Blame it on the political season, they say. With less than a year to the next elections, it is time once again for political additions. For old guards about to bow out of politics, it is graduation time. And with graduation comes a retirement plan, which is what some of our culturati must be thinking with the resurrected proposal for the creation of a Department of Culture.
For sure, there have been numerous attempts to pass a law creating a Department of Culture. One such attempt lumped it with the Department of Tourism. Heaven forbid, or our national identity might just be reduced into contrived festivals. Tourism is hardly the right “governance platform” for overseeing the development of Filipino arts and culture.
In 2006, then Rep. Roseller L. Barinaga of the second district of Zamboanga del Norte, proposed the creation of a “Department of Culture, Arts and National Heritage.” In fairness, Barinaga had rightly lamented over certain realities limiting the scope of our national cultural agencies. He bewailed, for instance, the failure of the National Commission for Culture and the Arts (NCCA) to address critical cultural issues, such as the construction of the Chico Dam, that “have displaced thousands of indigenous peoples.” Barinaga had also cited the National Museum’s “lack of police powers to challenge illegal excavations in historical and cultural sites.” Truly, these needed decisive government interventions by a body that has both teeth and machinery.
All that can be water under the bridge if we choose to, without necessarily adding another layer to the already multi-tiered, heavily politicized government bureaucracy.
Who would want to touch a “heavily politicized” government cultural machinery with a 10-foot pole? Especially after 1986, the framers of the law creating the NCCA were aware of what was then a popular post-Edsa assessment of the state of our culture and arts. The clamor then was for a “people-oriented cultural institution” impervious to political manipulation. It was seen that we needed not only a new direction but a government body that cannot be a Malacañang marionette.
The 20 years that have passed since 1992, the year Republic Act 7356 creating the NCCA was signed into law, should already give us a clear idea of what else needs to be done.
Take note that fear of government manipulation of culture and the arts is universal. We have seen the counterproductive paradigms. By suppressing Aleksandr Solzhenitsyn, Soviet Russia could only watch helplessly as he was nominated for the Nobel Prize for Literature in 1970. Cultural titan France is one country that has a Ministry of Culture. But the person to head the Ministère de la Culture et de la Communication must be, as required by French law, a person of letters to ensure prestige and respect for the office. On the other hand, the United States has never had a Department of Culture. Past attempts to create one were always foiled by fears about government meddling.
It is the same with the Philippines. The NCCA, for instance, was designed like no other government agency. It is a semi-private institution that includes, as an essential component in its structure, 19 committees manned by private sector representatives from the various fields of artistic and cultural endeavors. The composition of its board requires it to have three from the private sector.

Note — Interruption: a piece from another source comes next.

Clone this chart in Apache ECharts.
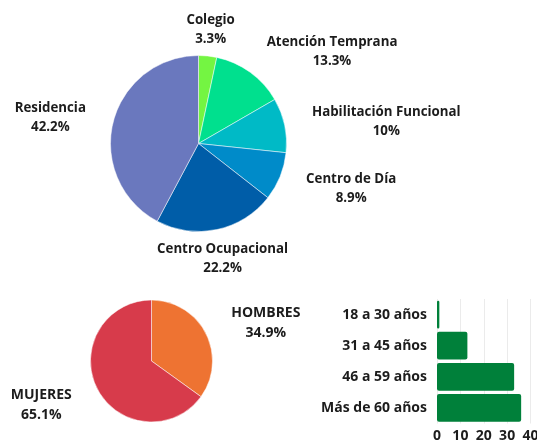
<!DOCTYPE html>
<html>
<head>
<meta charset="utf-8">
<script src="https://cdn.jsdelivr.net/npm/echarts@6/dist/echarts.min.js"></script>
<style>
  html, body { margin: 0; padding: 0; background: #fff; }
  #chart { width: 537px; height: 444px; }
</style>
</head>
<body>
<div id="chart"></div>
<script>
// datos
const placeNames = ['Colegio', 'Atención Temprana', 'Habilitación Funcional', 'Centro de Día', 'Centro Ocupacional', 'Residencia'];
const placeValues = [3, 12, 9, 8, 20, 38];
const placeColors = ['#74F542', '#00E08E', '#00BAC6', '#008BC9', '#005DA8', '#6A78BE'];

const genderNames = ['HOMBRES', 'MUJERES'];
const genderValues = [29, 54];
const genderColors = ['#EE7332', '#D73B4B'];

const ageGroups = ['18 a 30 años', '31 a 45 años', '46 a 59 años', 'Más de 60 años'];
const ageValues = [1, 13, 33, 36];

const textColor = '#1c1c1c';
const font = "'Open Sans', sans-serif";

const sum = (arr) => arr.reduce((a, b) => a + b, 0);

// etiqueta fuera del sector: centrada arriba/abajo, a un lado si no
function placeLabel(offsetY) {
  return function (params) {
    const pts = params.labelLinePoints;
    if (!pts) return {};
    const dx = pts[1][0] - pts[0][0];
    const dy = pts[1][1] - pts[0][1];
    const len = Math.hypot(dx, dy) || 1;
    const ux = dx / len;
    let align = 'center';
    if (ux > 0.35) align = 'left';
    else if (ux < -0.35) align = 'right';
    return { x: pts[1][0], y: pts[1][1] + offsetY, align: align, verticalAlign: 'middle' };
  };
}

function pieLabel(values, size, lh) {
  const total = sum(values);
  return {
    show: true,
    position: 'outside',
    formatter: (p) => `{n|${p.name}}\n{n|${Math.round((p.value / total) * 1000) / 10}%}`,
    rich: {
      n: {
        align: 'center',
        fontFamily: font,
        fontWeight: 'bold',
        fontSize: size,
        lineHeight: lh,
        color: textColor,
      },
    },
  };
}

const chart = echarts.init(document.getElementById('chart'));

const option = {
  animation: false,
  grid: { left: 437, right: 6.5, top: 299, bottom: 20.5, outerBoundsMode: 'none', containLabel: false },
  xAxis: {
    type: 'value',
    min: 0,
    max: 40,
    interval: 10,
    axisLine: { show: false },
    axisTick: { show: false },
    splitLine: { lineStyle: { color: '#ebebeb' } },
    axisLabel: {
      margin: 6,
      fontFamily: font,
      fontWeight: 'bold',
      fontSize: 14,
      color: textColor,
    },
  },
  yAxis: {
    type: 'category',
    data: ageGroups,
    inverse: true,
    axisLine: { show: false },
    axisTick: { show: false },
    axisLabel: {
      margin: 10,
      fontFamily: font,
      fontWeight: 'bold',
      fontSize: 14,
      color: textColor,
    },
  },
  series: [
    {
      type: 'pie',
      center: [198.5, 143.5],
      radius: 88,
      startAngle: 90,
      clockwise: true,
      avoidLabelOverlap: false,
      data: placeNames.map((n, i) => ({ name: n, value: placeValues[i], itemStyle: { color: placeColors[i] } })),
      itemStyle: { borderColor: '#fff', borderWidth: 0.5 },
      label: pieLabel(placeValues, 13.3, 19),
      labelLine: { show: true, length: 28, length2: 0, lineStyle: { color: 'rgba(0,0,0,0)' } },
      labelLayout: placeLabel(2),
      emphasis: { disabled: true },
    },
    {
      type: 'pie',
      center: [151.5, 361],
      radius: 61,
      startAngle: 90,
      clockwise: true,
      avoidLabelOverlap: false,
      data: genderNames.map((n, i) => ({ name: n, value: genderValues[i], itemStyle: { color: genderColors[i] } })),
      itemStyle: { borderColor: '#fff', borderWidth: 0.5 },
      label: pieLabel(genderValues, 14, 20),
      labelLine: { show: true, length: 28.5, length2: 0, lineStyle: { color: 'rgba(0,0,0,0)' } },
      labelLayout: placeLabel(3),
      emphasis: { disabled: true },
    },
    {
      type: 'bar',
      data: ageValues,
      barCategoryGap: '11%',
      itemStyle: { color: '#00803A', borderRadius: 2 },
      emphasis: { disabled: true },
    },
  ],
};

chart.setOption(option);
</script>
</body>
</html>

Its chair, who is our country’s de facto secretary of culture, is elected from among the members of the board.
The most crucial question is: If we now create a Department of Culture, what will happen to private sector participation and volunteerism in the NCCA? In addition, the secretary and undersecretaries will all be appointed by Malacañang. In a Congress belligerent to a sitting president, those appointments will be subjected to partisan bickering. Artists and cultural workers will then begin aspiring for career executive positions through the Ceso (Career Executive Service Officer) system. The Ceso will then become god, to the detriment of those who are qualified and able but cannot be appointed because they have no Ceso credentials. It will only give rise to an absurdity in our arts and culture.
Still, critical questions must be asked. Despite private sector representation in the NCCA, why was it that Gloria Macapagal-Arroyo named the NCCA executive director then, her protégé, for the National Artist Award? Supervised by the
NCCA, the rigorous process of vetting candidates for the award was not followed, thus causing an ethical conflict of interest. And why was it that in the past, Malacañang could still influence the
NCCA board in its choice of its chair?
Of paramount importance then is to strengthen the unique scope and structure of the NCCA. With a Department of Culture, regional offices will have to be created. The gargantuan budget for that can instead be rechanneled to increase the government subsidy known as the National Endowment Fund for Culture and the Arts, which all and sundry in the art and culture sector turn to for assistance. With RA 10066, the National Cultural Heritage Law which the NCCA, as the country’s policymaking body for arts and culture, implements, what is needed is to give more teeth to its affiliated cultural agencies, namely the National Museum, National Library, National Archives, National Historical Commission, Komisyon ng Wikang Pambansa, and the Cultural Center of the Philippines. It may also consider including the National Commission for Indigenous Peoples among its affiliated agencies.
It will only take an executive order from the President to give the NCCA chair a Cabinet portfolio.
There is no need to burn the house down to kill a rat.